Copy all of the material below exactly.

——

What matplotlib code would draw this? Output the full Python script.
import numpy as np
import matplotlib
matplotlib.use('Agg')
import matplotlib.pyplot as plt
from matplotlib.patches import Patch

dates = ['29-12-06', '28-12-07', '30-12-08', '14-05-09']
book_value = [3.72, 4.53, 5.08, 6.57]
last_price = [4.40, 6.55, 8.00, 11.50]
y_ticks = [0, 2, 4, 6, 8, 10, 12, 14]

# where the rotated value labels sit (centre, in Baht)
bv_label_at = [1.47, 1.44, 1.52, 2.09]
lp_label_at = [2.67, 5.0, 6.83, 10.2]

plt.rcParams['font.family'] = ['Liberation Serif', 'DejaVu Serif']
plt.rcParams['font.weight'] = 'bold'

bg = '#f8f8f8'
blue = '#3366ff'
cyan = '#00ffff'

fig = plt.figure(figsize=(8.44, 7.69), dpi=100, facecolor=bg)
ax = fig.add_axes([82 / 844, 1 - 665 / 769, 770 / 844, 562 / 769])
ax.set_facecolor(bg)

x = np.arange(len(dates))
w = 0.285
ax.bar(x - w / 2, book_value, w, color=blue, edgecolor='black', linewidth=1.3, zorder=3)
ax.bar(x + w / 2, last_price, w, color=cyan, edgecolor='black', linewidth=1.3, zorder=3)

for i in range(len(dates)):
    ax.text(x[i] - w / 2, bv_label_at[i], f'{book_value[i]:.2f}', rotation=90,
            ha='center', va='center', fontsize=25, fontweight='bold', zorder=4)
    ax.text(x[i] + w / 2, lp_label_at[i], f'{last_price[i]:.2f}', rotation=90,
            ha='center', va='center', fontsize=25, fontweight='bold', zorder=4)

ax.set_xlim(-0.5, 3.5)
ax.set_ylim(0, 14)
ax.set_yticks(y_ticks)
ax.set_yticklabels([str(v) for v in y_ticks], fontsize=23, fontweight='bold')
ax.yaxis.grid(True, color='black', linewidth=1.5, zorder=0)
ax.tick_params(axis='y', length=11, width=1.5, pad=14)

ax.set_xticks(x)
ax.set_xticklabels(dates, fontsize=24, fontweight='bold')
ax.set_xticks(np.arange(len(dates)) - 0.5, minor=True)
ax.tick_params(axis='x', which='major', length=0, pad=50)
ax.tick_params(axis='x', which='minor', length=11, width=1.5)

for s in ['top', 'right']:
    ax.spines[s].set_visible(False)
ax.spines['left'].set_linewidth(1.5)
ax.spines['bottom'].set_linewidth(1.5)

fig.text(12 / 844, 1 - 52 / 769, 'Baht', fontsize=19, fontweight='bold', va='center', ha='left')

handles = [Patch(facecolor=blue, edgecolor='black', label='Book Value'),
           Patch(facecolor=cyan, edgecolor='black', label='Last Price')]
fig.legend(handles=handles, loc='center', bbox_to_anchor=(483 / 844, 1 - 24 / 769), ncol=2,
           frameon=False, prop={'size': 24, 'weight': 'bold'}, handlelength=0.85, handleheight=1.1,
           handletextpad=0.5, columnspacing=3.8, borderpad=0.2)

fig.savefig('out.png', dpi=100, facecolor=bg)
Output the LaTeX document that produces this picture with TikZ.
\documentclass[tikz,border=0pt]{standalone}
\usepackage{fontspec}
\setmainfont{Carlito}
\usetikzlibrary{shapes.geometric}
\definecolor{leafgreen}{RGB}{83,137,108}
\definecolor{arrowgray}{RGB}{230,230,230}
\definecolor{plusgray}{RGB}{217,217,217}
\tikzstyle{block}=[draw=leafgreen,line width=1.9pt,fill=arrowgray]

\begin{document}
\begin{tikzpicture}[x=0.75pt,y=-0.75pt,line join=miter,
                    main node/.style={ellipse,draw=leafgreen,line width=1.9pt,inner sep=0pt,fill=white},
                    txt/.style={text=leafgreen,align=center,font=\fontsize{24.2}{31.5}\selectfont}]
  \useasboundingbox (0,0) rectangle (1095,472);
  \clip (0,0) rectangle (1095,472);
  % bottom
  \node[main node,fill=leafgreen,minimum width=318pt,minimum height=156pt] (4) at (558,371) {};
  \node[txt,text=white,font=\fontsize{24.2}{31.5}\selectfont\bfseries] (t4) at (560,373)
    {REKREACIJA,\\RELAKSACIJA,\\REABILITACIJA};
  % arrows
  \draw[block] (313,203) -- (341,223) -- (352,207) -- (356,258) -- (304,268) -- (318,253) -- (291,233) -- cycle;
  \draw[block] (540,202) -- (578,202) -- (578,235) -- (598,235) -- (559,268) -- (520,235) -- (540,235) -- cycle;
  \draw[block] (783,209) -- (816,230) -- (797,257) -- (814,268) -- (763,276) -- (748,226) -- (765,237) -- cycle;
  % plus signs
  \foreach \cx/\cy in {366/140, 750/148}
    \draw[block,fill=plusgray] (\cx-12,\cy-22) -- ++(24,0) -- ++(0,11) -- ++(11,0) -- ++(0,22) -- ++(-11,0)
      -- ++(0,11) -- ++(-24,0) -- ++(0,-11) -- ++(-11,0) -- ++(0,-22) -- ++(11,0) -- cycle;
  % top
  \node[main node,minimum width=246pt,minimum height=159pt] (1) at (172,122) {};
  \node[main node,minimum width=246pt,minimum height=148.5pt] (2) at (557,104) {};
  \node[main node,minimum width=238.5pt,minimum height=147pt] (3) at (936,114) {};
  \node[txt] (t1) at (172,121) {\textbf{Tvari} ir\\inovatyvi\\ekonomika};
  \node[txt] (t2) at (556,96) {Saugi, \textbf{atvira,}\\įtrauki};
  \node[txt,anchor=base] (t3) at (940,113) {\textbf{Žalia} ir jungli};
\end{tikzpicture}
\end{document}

——

» Result below:
What matplotlib code would draw this? Output the full Python script.
import numpy as np
import matplotlib
matplotlib.use('Agg')
import matplotlib.pyplot as plt
from matplotlib.patches import Patch

dates = ['29-12-06', '28-12-07', '30-12-08', '14-05-09']
book_value = [3.72, 4.53, 5.08, 6.57]
last_price = [4.40, 6.55, 8.00, 11.50]
y_ticks = [0, 2, 4, 6, 8, 10, 12, 14]

# where the rotated value labels sit (centre, in Baht)
bv_label_at = [1.47, 1.44, 1.52, 2.09]
lp_label_at = [2.67, 5.0, 6.83, 10.2]

plt.rcParams['font.family'] = ['Liberation Serif', 'DejaVu Serif']
plt.rcParams['font.weight'] = 'bold'

bg = '#f8f8f8'
blue = '#3366ff'
cyan = '#00ffff'

fig = plt.figure(figsize=(8.44, 7.69), dpi=100, facecolor=bg)
ax = fig.add_axes([82 / 844, 1 - 665 / 769, 770 / 844, 562 / 769])
ax.set_facecolor(bg)

x = np.arange(len(dates))
w = 0.285
ax.bar(x - w / 2, book_value, w, color=blue, edgecolor='black', linewidth=1.3, zorder=3)
ax.bar(x + w / 2, last_price, w, color=cyan, edgecolor='black', linewidth=1.3, zorder=3)

for i in range(len(dates)):
    ax.text(x[i] - w / 2, bv_label_at[i], f'{book_value[i]:.2f}', rotation=90,
            ha='center', va='center', fontsize=25, fontweight='bold', zorder=4)
    ax.text(x[i] + w / 2, lp_label_at[i], f'{last_price[i]:.2f}', rotation=90,
            ha='center', va='center', fontsize=25, fontweight='bold', zorder=4)

ax.set_xlim(-0.5, 3.5)
ax.set_ylim(0, 14)
ax.set_yticks(y_ticks)
ax.set_yticklabels([str(v) for v in y_ticks], fontsize=23, fontweight='bold')
ax.yaxis.grid(True, color='black', linewidth=1.5, zorder=0)
ax.tick_params(axis='y', length=11, width=1.5, pad=14)

ax.set_xticks(x)
ax.set_xticklabels(dates, fontsize=24, fontweight='bold')
ax.set_xticks(np.arange(len(dates)) - 0.5, minor=True)
ax.tick_params(axis='x', which='major', length=0, pad=50)
ax.tick_params(axis='x', which='minor', length=11, width=1.5)

for s in ['top', 'right']:
    ax.spines[s].set_visible(False)
ax.spines['left'].set_linewidth(1.5)
ax.spines['bottom'].set_linewidth(1.5)

fig.text(12 / 844, 1 - 52 / 769, 'Baht', fontsize=19, fontweight='bold', va='center', ha='left')

handles = [Patch(facecolor=blue, edgecolor='black', label='Book Value'),
           Patch(facecolor=cyan, edgecolor='black', label='Last Price')]
fig.legend(handles=handles, loc='center', bbox_to_anchor=(483 / 844, 1 - 24 / 769), ncol=2,
           frameon=False, prop={'size': 24, 'weight': 'bold'}, handlelength=0.85, handleheight=1.1,
           handletextpad=0.5, columnspacing=3.8, borderpad=0.2)

fig.savefig('out.png', dpi=100, facecolor=bg)
Output the LaTeX document that produces this picture with TikZ.
\documentclass[tikz,border=0pt]{standalone}
\usepackage{fontspec}
\setmainfont{Carlito}
\usetikzlibrary{shapes.geometric}
\definecolor{leafgreen}{RGB}{83,137,108}
\definecolor{arrowgray}{RGB}{230,230,230}
\definecolor{plusgray}{RGB}{217,217,217}
\tikzstyle{block}=[draw=leafgreen,line width=1.9pt,fill=arrowgray]

\begin{document}
\begin{tikzpicture}[x=0.75pt,y=-0.75pt,line join=miter,
                    main node/.style={ellipse,draw=leafgreen,line width=1.9pt,inner sep=0pt,fill=white},
                    txt/.style={text=leafgreen,align=center,font=\fontsize{24.2}{31.5}\selectfont}]
  \useasboundingbox (0,0) rectangle (1095,472);
  \clip (0,0) rectangle (1095,472);
  % bottom
  \node[main node,fill=leafgreen,minimum width=318pt,minimum height=156pt] (4) at (558,371) {};
  \node[txt,text=white,font=\fontsize{24.2}{31.5}\selectfont\bfseries] (t4) at (560,373)
    {REKREACIJA,\\RELAKSACIJA,\\REABILITACIJA};
  % arrows
  \draw[block] (313,203) -- (341,223) -- (352,207) -- (356,258) -- (304,268) -- (318,253) -- (291,233) -- cycle;
  \draw[block] (540,202) -- (578,202) -- (578,235) -- (598,235) -- (559,268) -- (520,235) -- (540,235) -- cycle;
  \draw[block] (783,209) -- (816,230) -- (797,257) -- (814,268) -- (763,276) -- (748,226) -- (765,237) -- cycle;
  % plus signs
  \foreach \cx/\cy in {366/140, 750/148}
    \draw[block,fill=plusgray] (\cx-12,\cy-22) -- ++(24,0) -- ++(0,11) -- ++(11,0) -- ++(0,22) -- ++(-11,0)
      -- ++(0,11) -- ++(-24,0) -- ++(0,-11) -- ++(-11,0) -- ++(0,-22) -- ++(11,0) -- cycle;
  % top
  \node[main node,minimum width=246pt,minimum height=159pt] (1) at (172,122) {};
  \node[main node,minimum width=246pt,minimum height=148.5pt] (2) at (557,104) {};
  \node[main node,minimum width=238.5pt,minimum height=147pt] (3) at (936,114) {};
  \node[txt] (t1) at (172,121) {\textbf{Tvari} ir\\inovatyvi\\ekonomika};
  \node[txt] (t2) at (556,96) {Saugi, \textbf{atvira,}\\įtrauki};
  \node[txt,anchor=base] (t3) at (940,113) {\textbf{Žalia} ir jungli};
\end{tikzpicture}
\end{document}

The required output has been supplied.